Why are we cutting higher ed?

Here's a typically territorial clash of the tiny titans between Pat Connick and Austin Badon.
Resurrecting tolls on the Crescent City Connection could return to the Legislature's agenda this spring if a measure to merge Southern University at New Orleans with the University of New Orleans also is revived, a legislator said.

Calling it a "shot across the bow,'' state Rep. Austin Badon, D-New Orleans, warned that he may push to reinstate the tolls, if Rep. Pat Connick, R-Marrero, pushes to combine the schools. Connick opposed the tolls renewal in 2012.
Yeah, it's petty. No, it's not going to amount to anything. Still it's worth noting why Pat Connick thinks we're currently gutting higher education in the state of Louisiana.
He pointed to the decision by Southern University's governing board to combine the jobs of system president and main campus chancellor to streamline the organization. Southern is facing a $15 million deficit next year.
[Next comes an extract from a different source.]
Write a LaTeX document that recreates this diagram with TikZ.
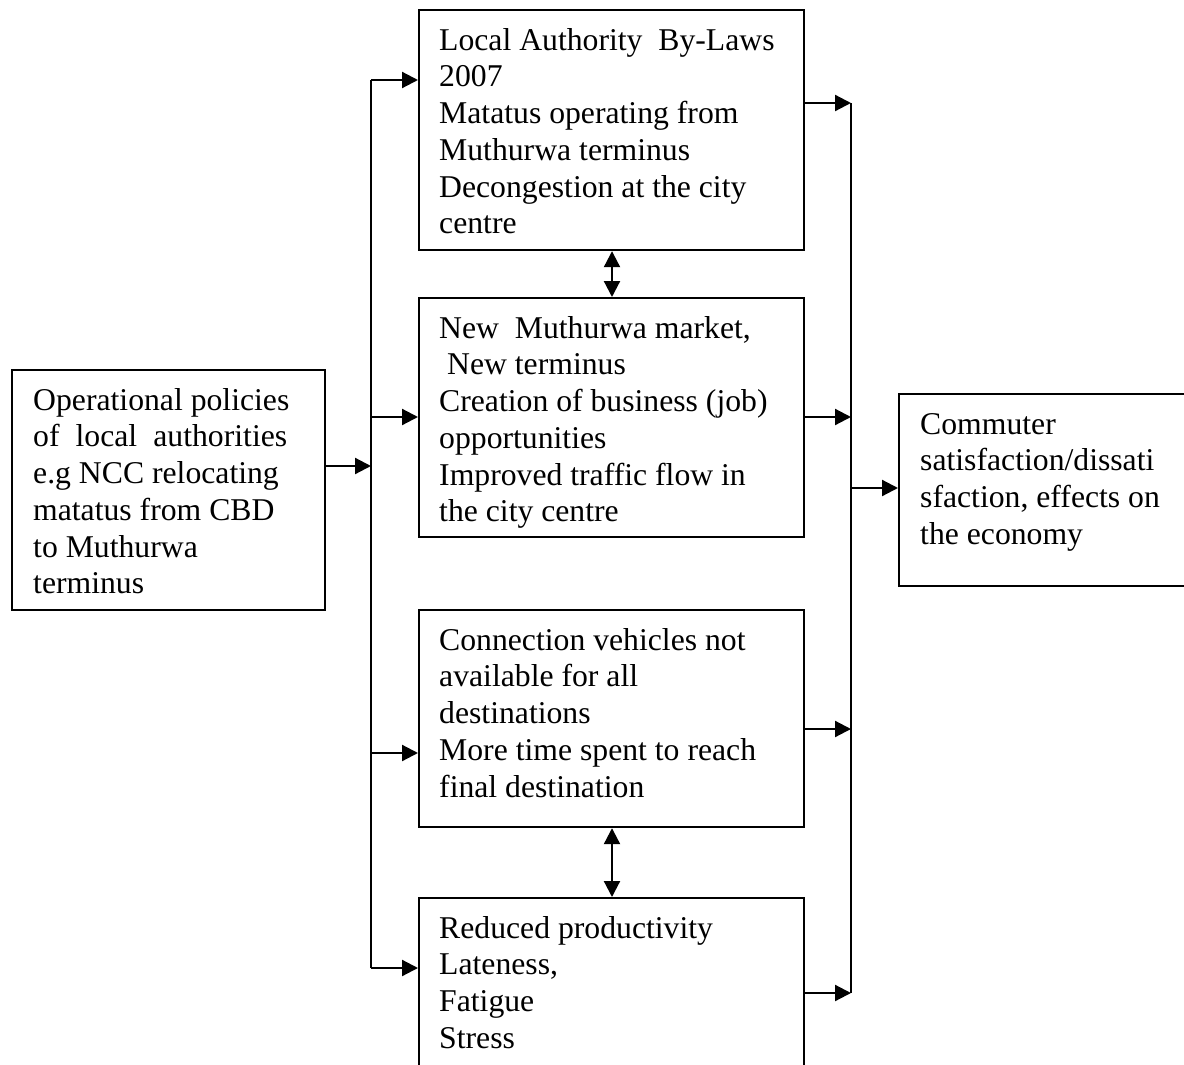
\documentclass[tikz,border=0pt]{standalone}
\usepackage{fontspec}
\setmainfont{Liberation Serif}
\usetikzlibrary{arrows.meta}
\tikzset{
  box/.style={draw=black, line width=2.2pt, anchor=north west, inner sep=0pt},
  txt/.style={anchor=north west, inner sep=0pt, align=left, font=\fontsize{31.7}{36.7}\selectfont},
  conn/.style={line width=2.2pt},
  arr/.style={line width=2.2pt, -{Triangle[length=16pt,width=16pt]}},
  arrtwo/.style={line width=2.2pt, {Triangle[length=16pt,width=16pt]}-{Triangle[length=16pt,width=16pt]}}
}
\newcommand{\fl}{\rule{0pt}{41pt}}
\begin{document}
\begin{tikzpicture}[x=1pt,y=-1pt]
\useasboundingbox (0,0) rectangle (1184,1065);
\fill[white] (0,0) rectangle (1184,1065);
\clip (0,0) rectangle (1184,1065);

% boxes
\node[box, minimum width=313pt, minimum height=240pt] (src) at (11,369) {};
\node[box, minimum width=385pt, minimum height=240pt] (b1) at (418,9) {};
\node[box, minimum width=385pt, minimum height=239pt] (b2) at (418,297) {};
\node[box, minimum width=385pt, minimum height=217pt] (b3) at (418,609) {};
\node[box, minimum width=385pt, minimum height=240pt] (b4) at (418,897) {};
\node[box, minimum width=320pt, minimum height=192pt] (dst) at (898,393) {};

% texts
\node[txt] (tsrc) at ([xshift=22pt]src.north west) {\fl Operational policies\\ \makebox[254pt][s]{of local authorities}\\ e.g NCC relocating\\ matatus from CBD\\ to Muthurwa\\ terminus};
\node[txt] (t1) at ([xshift=21pt]b1.north west) {\fl Local Authority~~By-Laws\\ 2007\\ Matatus operating from\\ Muthurwa terminus\\ Decongestion at the city\\ centre};
\node[txt] (t2) at ([xshift=21pt]b2.north west) {\fl New~~Muthurwa market,\\ ~New terminus\\ Creation of business (job)\\ opportunities\\ Improved traffic flow in\\ the city centre};
\node[txt] (t3) at ([xshift=21pt]b3.north west) {\fl Connection vehicles not\\ available for all\\ destinations\\ More time spent to reach\\ final destination};
\node[txt] (t4) at ([xshift=21pt]b4.north west) {\fl Reduced productivity\\ Lateness,\\ Fatigue\\ Stress};
\node[txt] (tdst) at ([xshift=22pt]dst.north west) {\fl Commuter\\ satisfaction/dissati\\ sfaction, effects on\\ the economy};

% bus coordinates
\coordinate (lin) at (371,466);
\coordinate (l1) at (371,80);
\coordinate (l2) at (371,417);
\coordinate (l3) at (371,753);
\coordinate (l4) at (371,968);
\coordinate (r1) at (851,103);
\coordinate (r2) at (851,417);
\coordinate (r3) at (851,729);
\coordinate (r4) at (851,993);
\coordinate (rout) at (851,488);
\coordinate (mid) at (612,0);

% left bus
\draw[conn] (l1) -- (l4);
\draw[arr] (src.east |- lin) -- (lin);
\draw[arr] (l1) -- (l1 -| b1.west);
\draw[arr] (l2) -- (l2 -| b2.west);
\draw[arr] (l3) -- (l3 -| b3.west);
\draw[arr] (l4) -- (l4 -| b4.west);

% right bus
\draw[conn] (r1) -- (r4);
\draw[arr] (b1.east |- r1) -- (r1);
\draw[arr] (b2.east |- r2) -- (r2);
\draw[arr] (b3.east |- r3) -- (r3);
\draw[arr] (b4.east |- r4) -- (r4);
\draw[arr] (rout) -- (rout -| dst.west);

% double arrows
\draw[arrtwo] (b1.south -| mid) -- (b2.north -| mid);
\draw[arrtwo] (b3.south -| mid) -- (b4.north -| mid);
\end{tikzpicture}
\end{document}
"This issue has never been addressed by the Legislature. It's been pushed under the rug and ignored,'' Connick said, adding Louisiana has too many public universities. "That's why we are precisely where we are today, cutting higher ed, cutting health care.''
No. We're cutting higher ed and health care because Bobby Jindal has wrecked the budget in pursuit of a career in national politics.  But thanks for your concern. 

1 comment:

elsbet said...

Jindal's anti-tax purism is the number one reason, but there are long-term problems that create these conditions: the constitutional protections for every damned thing other than higher ed and healthcare, and the power of the governor's office to make legislators fall in line. When the governor's party has a majority, there will never be real debate in the state House or Senate and no one will challenge the executive. We need a constitutional amendment to revoke all the current budget protections, and a constitutional convention (probably; I'm guessing on the mechanism here) to weaken the governor's office overall.